## Provided entries

--- --- ---

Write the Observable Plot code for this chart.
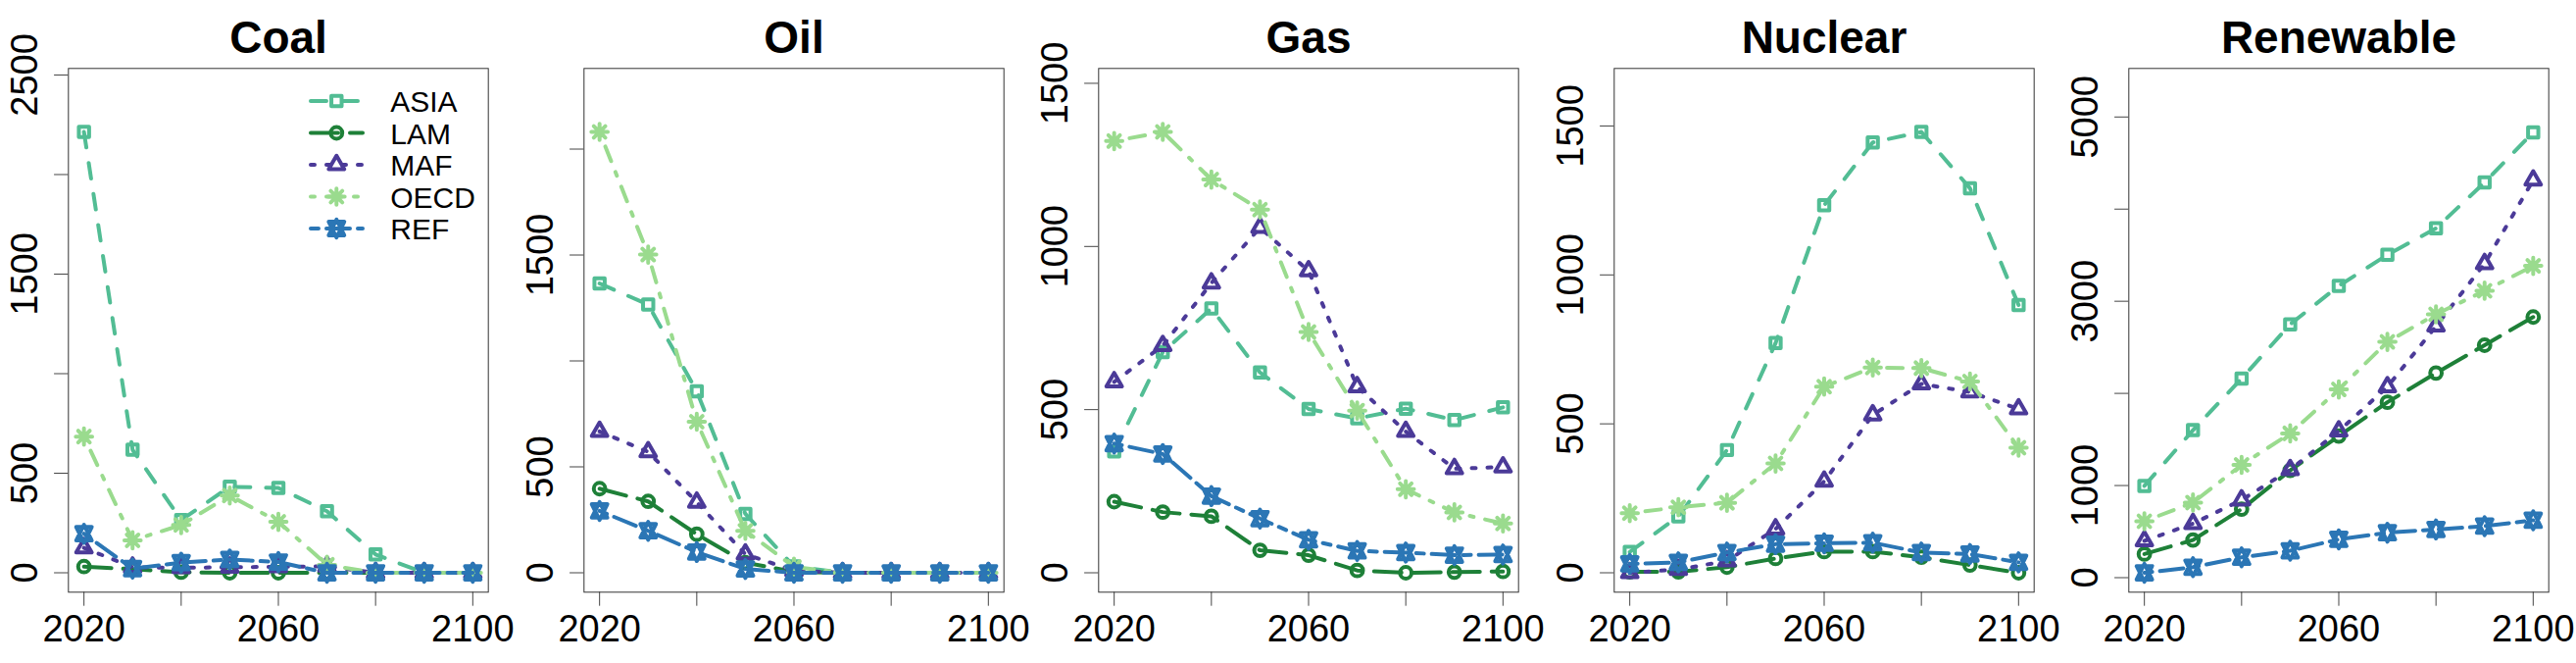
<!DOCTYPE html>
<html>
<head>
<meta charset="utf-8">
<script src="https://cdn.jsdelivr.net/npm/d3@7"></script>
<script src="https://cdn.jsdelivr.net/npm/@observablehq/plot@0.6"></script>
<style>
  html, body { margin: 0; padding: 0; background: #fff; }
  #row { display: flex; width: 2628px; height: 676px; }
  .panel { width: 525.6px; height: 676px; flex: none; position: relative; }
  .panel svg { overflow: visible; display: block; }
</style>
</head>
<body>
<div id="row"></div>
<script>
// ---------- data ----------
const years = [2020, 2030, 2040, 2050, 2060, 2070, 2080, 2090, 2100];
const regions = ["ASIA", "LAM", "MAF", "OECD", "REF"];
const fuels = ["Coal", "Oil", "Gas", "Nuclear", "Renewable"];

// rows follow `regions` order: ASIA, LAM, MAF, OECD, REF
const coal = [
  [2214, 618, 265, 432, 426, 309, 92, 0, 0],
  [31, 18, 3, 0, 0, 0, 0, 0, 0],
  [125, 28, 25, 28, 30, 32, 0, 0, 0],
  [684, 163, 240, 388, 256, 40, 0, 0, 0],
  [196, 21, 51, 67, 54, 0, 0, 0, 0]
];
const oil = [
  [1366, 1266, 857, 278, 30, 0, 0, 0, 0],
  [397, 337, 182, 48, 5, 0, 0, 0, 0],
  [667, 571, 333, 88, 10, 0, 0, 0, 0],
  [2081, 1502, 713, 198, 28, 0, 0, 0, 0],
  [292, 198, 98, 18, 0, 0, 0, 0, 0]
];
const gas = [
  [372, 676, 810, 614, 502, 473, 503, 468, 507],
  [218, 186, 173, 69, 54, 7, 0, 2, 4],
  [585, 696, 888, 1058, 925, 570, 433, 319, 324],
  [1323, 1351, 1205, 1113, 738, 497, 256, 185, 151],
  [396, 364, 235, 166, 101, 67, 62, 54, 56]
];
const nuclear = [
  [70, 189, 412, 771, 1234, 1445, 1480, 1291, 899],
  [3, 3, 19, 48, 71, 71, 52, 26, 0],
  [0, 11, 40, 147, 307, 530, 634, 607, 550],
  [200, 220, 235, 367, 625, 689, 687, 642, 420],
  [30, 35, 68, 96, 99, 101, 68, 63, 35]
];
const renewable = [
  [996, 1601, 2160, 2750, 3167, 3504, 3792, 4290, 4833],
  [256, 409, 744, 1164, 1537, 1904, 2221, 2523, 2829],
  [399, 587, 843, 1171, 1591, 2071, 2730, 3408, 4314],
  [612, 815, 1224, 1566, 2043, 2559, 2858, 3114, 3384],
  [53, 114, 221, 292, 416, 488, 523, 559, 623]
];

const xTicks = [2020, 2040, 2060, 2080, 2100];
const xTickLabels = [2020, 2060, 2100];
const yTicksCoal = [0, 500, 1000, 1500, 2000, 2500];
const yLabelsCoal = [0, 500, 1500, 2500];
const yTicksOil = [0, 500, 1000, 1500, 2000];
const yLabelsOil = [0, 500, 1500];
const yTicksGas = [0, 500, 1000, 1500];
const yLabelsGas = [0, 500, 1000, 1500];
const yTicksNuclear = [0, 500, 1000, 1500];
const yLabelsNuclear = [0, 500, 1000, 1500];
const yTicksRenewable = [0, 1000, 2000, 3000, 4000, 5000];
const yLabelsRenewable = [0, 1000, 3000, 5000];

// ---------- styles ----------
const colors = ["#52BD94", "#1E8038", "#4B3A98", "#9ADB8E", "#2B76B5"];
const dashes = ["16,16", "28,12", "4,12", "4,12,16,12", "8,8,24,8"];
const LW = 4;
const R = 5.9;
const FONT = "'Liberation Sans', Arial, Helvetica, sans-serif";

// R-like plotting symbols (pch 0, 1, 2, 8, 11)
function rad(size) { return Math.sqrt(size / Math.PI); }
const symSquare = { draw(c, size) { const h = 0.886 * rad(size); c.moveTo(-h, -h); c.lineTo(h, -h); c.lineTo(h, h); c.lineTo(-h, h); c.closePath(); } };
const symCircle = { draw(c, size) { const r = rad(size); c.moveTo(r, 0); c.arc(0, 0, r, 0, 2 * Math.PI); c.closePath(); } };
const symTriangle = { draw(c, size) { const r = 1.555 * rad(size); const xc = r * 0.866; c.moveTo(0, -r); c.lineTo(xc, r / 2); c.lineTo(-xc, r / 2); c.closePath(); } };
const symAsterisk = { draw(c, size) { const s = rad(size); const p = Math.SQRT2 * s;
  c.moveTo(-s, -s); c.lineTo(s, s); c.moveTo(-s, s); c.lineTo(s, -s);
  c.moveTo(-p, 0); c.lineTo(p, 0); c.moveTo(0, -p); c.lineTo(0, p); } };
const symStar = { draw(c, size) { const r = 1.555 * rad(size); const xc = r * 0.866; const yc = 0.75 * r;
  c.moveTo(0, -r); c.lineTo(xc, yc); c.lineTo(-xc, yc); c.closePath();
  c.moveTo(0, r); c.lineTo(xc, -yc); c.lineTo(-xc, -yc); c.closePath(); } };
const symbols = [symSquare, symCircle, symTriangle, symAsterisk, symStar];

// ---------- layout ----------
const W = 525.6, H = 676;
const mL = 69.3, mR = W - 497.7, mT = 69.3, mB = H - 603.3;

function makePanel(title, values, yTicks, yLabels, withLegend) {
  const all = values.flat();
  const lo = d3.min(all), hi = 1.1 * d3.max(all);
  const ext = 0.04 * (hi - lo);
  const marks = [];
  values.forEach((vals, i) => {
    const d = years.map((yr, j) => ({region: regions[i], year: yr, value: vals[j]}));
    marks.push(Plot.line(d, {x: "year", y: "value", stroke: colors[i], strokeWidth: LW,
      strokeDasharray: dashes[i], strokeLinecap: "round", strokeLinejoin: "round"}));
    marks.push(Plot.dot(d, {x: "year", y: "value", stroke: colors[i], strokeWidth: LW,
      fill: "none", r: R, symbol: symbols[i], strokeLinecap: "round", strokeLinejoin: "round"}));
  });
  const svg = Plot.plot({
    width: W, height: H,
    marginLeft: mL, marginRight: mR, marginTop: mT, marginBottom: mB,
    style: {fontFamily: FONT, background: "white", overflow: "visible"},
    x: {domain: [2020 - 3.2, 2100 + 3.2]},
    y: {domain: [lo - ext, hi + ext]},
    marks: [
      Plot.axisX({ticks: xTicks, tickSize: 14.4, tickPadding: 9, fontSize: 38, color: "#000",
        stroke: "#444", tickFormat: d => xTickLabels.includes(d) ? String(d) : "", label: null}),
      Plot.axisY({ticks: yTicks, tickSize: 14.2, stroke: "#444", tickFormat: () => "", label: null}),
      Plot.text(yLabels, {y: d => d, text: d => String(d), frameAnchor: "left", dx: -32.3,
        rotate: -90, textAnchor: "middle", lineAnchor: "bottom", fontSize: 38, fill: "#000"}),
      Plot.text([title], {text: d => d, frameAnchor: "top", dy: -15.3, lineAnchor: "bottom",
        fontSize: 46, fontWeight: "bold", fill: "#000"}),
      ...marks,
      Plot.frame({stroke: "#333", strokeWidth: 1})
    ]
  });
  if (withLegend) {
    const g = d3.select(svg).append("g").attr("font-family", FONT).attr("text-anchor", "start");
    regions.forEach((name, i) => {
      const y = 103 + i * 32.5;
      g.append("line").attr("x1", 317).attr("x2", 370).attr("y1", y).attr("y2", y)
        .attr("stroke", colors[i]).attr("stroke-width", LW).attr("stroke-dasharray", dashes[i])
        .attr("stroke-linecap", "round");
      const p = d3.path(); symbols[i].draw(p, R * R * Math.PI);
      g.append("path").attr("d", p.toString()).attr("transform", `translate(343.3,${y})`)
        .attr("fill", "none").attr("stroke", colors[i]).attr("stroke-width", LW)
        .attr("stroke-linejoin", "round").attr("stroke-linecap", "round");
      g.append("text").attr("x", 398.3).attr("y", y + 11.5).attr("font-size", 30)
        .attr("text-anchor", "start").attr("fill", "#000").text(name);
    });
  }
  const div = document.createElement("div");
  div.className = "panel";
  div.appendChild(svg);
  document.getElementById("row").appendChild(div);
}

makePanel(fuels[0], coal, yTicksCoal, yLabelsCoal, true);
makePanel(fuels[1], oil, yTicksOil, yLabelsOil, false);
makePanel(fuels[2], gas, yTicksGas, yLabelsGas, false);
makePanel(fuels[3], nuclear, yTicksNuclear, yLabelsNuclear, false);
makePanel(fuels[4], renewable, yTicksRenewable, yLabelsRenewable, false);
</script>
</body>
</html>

--- --- ---

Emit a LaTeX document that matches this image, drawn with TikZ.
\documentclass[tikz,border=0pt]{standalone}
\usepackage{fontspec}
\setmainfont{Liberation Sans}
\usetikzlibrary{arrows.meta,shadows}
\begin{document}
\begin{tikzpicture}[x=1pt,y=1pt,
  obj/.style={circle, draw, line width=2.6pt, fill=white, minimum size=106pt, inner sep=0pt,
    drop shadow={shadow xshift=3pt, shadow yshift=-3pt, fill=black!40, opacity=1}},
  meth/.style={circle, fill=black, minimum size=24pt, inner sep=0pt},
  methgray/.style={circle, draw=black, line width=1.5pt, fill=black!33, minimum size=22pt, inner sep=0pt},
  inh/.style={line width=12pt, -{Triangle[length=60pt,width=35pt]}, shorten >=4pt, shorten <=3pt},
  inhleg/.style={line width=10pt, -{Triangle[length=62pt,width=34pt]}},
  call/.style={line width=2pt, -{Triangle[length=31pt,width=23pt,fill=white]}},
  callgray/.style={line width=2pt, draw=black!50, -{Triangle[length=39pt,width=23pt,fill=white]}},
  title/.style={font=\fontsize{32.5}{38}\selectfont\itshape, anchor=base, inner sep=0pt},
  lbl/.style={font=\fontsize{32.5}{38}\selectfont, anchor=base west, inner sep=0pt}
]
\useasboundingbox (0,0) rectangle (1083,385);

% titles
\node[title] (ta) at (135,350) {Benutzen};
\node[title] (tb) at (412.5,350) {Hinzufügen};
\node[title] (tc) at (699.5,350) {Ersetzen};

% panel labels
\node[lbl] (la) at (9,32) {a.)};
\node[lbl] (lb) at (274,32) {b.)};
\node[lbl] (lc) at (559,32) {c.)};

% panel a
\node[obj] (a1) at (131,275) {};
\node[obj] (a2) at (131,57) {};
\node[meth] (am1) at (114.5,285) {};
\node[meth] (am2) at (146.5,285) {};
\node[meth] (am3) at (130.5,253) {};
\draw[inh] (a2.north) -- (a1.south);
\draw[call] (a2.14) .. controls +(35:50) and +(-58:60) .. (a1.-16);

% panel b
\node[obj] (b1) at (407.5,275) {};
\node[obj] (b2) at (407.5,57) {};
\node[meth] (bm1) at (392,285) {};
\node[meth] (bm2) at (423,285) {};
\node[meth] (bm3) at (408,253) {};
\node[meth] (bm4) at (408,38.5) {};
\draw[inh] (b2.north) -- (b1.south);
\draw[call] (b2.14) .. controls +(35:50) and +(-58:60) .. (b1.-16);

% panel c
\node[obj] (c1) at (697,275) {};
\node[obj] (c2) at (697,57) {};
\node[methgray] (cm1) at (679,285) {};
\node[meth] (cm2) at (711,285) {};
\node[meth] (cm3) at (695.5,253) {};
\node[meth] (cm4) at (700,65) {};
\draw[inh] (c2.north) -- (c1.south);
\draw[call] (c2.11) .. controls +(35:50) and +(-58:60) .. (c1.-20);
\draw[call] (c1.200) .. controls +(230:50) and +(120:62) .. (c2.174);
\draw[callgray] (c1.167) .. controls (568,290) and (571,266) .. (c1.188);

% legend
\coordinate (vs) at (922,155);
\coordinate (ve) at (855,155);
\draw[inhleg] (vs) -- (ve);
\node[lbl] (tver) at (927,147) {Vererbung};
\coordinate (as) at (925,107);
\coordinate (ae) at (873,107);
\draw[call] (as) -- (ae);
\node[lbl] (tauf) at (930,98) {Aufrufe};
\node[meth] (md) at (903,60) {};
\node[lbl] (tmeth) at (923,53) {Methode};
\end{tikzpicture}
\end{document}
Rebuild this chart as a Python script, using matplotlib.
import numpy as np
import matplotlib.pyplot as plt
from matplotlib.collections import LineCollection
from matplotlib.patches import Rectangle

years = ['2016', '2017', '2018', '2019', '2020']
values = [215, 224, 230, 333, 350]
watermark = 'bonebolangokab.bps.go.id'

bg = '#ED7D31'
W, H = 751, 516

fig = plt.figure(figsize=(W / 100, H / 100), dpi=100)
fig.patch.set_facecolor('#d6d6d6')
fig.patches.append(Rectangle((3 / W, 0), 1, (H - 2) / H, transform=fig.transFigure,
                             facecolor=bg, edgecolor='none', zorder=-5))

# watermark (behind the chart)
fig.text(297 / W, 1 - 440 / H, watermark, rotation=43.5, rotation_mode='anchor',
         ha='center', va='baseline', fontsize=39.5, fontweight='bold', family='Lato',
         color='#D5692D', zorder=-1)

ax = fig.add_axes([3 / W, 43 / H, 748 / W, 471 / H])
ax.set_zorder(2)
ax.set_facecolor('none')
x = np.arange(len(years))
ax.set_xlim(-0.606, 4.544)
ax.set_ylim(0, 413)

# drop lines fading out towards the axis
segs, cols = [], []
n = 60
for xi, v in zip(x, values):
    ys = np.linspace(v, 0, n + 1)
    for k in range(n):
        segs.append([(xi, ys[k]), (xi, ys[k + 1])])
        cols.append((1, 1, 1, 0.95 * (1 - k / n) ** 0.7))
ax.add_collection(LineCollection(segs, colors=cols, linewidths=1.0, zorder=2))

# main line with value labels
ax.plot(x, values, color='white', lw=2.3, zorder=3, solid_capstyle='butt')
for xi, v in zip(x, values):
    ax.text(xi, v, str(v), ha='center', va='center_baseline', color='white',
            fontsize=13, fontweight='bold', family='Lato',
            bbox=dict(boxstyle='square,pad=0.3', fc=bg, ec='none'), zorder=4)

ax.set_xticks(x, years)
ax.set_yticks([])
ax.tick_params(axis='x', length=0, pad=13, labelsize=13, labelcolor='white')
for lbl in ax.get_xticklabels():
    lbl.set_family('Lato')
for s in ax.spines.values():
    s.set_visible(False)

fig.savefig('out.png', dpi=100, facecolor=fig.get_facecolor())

--- --- ---

From the records above, quote only the lines running from the line with "Rebuild this chart" to the line with "from matplotlib.patches import Rectangle", both lines included.

Rebuild this chart as a Python script, using matplotlib.
import numpy as np
import matplotlib.pyplot as plt
from matplotlib.collections import LineCollection
from matplotlib.patches import Rectangle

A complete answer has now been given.